WORK REQUIRED
Exactly reproduce the lines that run from the one containing "Emit a component" through the one containing "Serif', 'Noto Sans", ends included, with no pictures.

** start SUPPLIED MATERIAL **

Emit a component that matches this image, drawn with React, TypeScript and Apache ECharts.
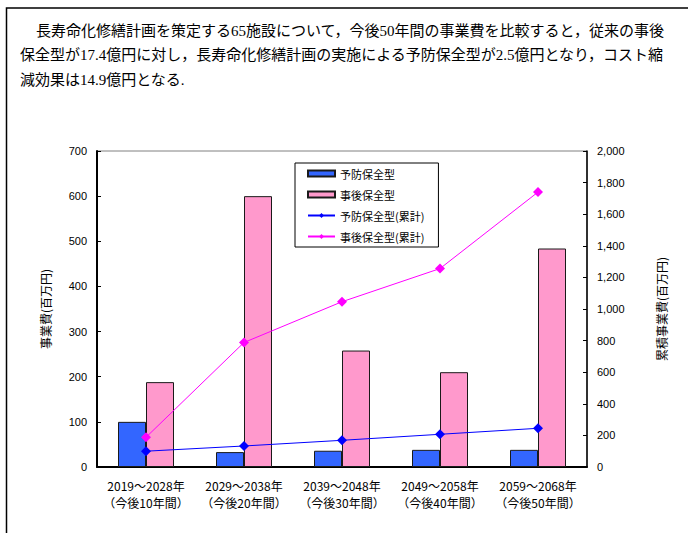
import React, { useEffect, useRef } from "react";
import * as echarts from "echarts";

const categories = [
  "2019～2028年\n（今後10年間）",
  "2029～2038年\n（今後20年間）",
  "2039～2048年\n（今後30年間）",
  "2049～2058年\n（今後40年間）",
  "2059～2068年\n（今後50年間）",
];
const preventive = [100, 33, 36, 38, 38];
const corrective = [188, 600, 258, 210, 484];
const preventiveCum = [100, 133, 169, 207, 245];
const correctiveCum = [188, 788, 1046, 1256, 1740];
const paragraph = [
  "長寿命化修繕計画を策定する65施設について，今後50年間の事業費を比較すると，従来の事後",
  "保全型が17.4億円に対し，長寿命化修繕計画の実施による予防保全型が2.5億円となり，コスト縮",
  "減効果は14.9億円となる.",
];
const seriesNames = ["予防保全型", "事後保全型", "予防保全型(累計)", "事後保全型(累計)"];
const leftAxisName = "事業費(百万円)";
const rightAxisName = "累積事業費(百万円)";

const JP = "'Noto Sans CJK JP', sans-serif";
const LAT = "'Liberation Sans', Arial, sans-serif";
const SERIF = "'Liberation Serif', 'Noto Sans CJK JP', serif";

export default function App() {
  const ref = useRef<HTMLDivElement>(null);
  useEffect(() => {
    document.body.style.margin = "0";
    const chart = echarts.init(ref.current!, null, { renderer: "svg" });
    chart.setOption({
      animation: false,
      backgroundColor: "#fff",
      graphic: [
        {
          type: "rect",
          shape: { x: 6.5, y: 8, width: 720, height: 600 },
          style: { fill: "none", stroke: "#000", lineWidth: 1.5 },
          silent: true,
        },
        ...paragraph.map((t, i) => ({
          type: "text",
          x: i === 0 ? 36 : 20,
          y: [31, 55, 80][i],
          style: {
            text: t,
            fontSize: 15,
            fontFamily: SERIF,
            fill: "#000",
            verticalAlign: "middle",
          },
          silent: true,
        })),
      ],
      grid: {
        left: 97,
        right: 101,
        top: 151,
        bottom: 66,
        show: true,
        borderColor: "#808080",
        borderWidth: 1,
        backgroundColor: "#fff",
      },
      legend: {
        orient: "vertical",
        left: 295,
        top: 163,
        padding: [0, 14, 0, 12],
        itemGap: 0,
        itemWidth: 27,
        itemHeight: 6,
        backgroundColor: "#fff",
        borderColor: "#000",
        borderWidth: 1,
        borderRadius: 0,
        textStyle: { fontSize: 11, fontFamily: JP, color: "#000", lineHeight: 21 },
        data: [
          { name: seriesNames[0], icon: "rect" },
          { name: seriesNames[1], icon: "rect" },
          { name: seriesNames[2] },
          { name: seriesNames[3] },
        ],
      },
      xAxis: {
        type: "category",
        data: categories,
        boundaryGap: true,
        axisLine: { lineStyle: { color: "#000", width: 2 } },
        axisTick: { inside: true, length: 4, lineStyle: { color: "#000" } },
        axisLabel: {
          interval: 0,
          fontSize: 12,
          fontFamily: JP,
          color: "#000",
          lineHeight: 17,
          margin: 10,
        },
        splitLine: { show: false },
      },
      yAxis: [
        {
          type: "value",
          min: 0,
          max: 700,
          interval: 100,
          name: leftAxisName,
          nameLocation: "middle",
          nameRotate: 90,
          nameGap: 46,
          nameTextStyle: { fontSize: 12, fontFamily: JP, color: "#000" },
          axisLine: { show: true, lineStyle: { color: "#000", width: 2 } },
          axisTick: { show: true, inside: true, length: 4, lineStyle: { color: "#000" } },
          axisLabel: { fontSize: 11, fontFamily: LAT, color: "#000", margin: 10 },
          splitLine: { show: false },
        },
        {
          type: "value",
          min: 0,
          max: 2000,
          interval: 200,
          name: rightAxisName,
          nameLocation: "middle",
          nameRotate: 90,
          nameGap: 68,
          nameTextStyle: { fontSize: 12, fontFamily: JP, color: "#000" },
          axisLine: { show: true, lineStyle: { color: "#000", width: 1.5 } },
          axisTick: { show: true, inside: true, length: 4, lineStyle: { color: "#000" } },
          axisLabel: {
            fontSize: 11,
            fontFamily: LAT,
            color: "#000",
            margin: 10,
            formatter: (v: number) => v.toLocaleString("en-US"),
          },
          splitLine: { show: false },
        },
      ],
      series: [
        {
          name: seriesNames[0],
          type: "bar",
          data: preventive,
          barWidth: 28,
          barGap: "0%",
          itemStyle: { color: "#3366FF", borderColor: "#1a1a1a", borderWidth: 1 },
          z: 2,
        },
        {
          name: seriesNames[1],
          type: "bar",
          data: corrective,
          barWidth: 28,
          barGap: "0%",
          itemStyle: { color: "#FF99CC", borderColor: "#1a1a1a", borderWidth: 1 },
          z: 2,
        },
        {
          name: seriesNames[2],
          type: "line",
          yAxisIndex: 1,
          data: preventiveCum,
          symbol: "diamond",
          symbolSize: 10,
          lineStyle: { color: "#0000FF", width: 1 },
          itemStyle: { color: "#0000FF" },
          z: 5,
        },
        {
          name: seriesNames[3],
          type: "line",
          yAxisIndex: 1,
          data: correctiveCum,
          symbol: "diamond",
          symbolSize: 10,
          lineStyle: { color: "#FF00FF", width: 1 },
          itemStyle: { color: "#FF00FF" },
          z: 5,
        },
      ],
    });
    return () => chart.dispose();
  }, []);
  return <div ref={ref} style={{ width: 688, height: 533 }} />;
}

** end SUPPLIED MATERIAL **
** start SUPPLIED MATERIAL **

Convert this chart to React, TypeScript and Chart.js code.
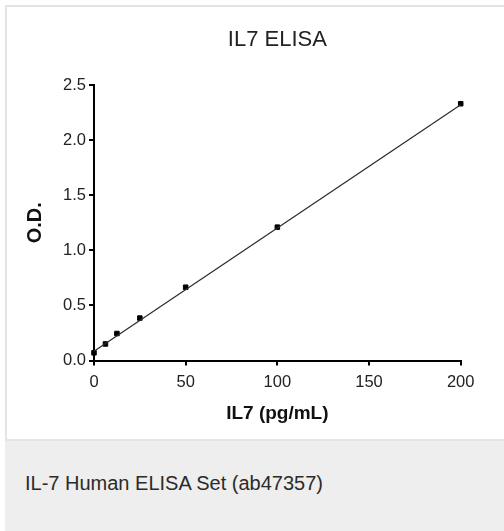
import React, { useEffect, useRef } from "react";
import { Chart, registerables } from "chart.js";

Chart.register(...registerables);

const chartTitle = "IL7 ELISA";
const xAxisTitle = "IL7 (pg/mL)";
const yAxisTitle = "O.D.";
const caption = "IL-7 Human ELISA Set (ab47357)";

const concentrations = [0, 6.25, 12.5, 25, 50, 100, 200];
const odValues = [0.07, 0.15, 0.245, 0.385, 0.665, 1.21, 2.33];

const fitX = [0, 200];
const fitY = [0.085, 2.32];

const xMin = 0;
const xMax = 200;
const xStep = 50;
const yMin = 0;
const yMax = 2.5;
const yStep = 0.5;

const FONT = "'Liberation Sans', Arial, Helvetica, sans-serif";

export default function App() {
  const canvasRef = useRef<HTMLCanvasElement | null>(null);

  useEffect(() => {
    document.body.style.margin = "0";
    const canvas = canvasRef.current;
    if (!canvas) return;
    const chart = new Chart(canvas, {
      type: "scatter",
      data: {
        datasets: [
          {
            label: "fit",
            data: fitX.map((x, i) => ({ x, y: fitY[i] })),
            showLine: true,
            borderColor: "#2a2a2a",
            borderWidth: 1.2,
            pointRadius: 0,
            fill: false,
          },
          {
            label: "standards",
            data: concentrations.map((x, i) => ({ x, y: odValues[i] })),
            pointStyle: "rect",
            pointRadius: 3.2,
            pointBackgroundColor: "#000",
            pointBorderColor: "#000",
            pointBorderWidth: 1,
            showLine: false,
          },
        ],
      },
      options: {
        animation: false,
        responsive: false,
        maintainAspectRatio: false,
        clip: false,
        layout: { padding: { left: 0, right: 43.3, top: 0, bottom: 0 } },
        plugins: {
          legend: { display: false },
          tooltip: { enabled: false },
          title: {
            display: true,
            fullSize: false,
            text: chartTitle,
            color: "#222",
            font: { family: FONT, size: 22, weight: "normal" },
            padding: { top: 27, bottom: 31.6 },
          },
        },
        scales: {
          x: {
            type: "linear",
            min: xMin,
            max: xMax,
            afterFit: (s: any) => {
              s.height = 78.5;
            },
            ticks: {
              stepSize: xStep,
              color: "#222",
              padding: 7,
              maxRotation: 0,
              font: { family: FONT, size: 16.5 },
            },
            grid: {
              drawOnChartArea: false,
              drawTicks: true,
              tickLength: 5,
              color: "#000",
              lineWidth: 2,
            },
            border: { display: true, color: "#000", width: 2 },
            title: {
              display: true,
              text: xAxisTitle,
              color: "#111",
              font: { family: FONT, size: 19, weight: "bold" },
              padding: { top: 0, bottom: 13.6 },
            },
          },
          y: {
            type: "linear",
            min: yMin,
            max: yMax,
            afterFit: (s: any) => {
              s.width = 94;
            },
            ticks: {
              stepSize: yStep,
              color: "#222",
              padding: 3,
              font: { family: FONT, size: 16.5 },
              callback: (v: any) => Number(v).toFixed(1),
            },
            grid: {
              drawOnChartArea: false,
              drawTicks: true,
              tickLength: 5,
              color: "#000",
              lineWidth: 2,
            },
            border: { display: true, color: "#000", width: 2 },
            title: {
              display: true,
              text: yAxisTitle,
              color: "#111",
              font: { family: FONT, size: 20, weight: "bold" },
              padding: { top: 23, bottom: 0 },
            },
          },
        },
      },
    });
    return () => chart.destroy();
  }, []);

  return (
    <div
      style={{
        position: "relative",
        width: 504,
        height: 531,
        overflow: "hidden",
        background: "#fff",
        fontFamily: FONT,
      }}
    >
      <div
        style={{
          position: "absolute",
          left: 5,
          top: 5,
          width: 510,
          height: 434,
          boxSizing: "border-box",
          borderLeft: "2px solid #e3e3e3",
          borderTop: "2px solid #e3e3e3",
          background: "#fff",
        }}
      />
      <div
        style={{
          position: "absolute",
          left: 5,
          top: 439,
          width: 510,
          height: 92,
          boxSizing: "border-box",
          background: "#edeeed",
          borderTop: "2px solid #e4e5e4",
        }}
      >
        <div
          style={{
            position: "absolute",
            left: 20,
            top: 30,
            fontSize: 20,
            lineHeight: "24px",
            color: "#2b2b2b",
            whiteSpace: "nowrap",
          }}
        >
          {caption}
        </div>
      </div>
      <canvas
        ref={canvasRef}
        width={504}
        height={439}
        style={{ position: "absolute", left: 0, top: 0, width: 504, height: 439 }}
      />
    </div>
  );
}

** end SUPPLIED MATERIAL **

EXERCISE RESULT
Emit a component that matches this image, drawn with React, TypeScript and Apache ECharts.
import React, { useEffect, useRef } from "react";
import * as echarts from "echarts";

const categories = [
  "2019～2028年\n（今後10年間）",
  "2029～2038年\n（今後20年間）",
  "2039～2048年\n（今後30年間）",
  "2049～2058年\n（今後40年間）",
  "2059～2068年\n（今後50年間）",
];
const preventive = [100, 33, 36, 38, 38];
const corrective = [188, 600, 258, 210, 484];
const preventiveCum = [100, 133, 169, 207, 245];
const correctiveCum = [188, 788, 1046, 1256, 1740];
const paragraph = [
  "長寿命化修繕計画を策定する65施設について，今後50年間の事業費を比較すると，従来の事後",
  "保全型が17.4億円に対し，長寿命化修繕計画の実施による予防保全型が2.5億円となり，コスト縮",
  "減効果は14.9億円となる.",
];
const seriesNames = ["予防保全型", "事後保全型", "予防保全型(累計)", "事後保全型(累計)"];
const leftAxisName = "事業費(百万円)";
const rightAxisName = "累積事業費(百万円)";

const JP = "'Noto Sans CJK JP', sans-serif";
const LAT = "'Liberation Sans', Arial, sans-serif";
const SERIF = "'Liberation Serif', 'Noto Sans CJK JP', serif";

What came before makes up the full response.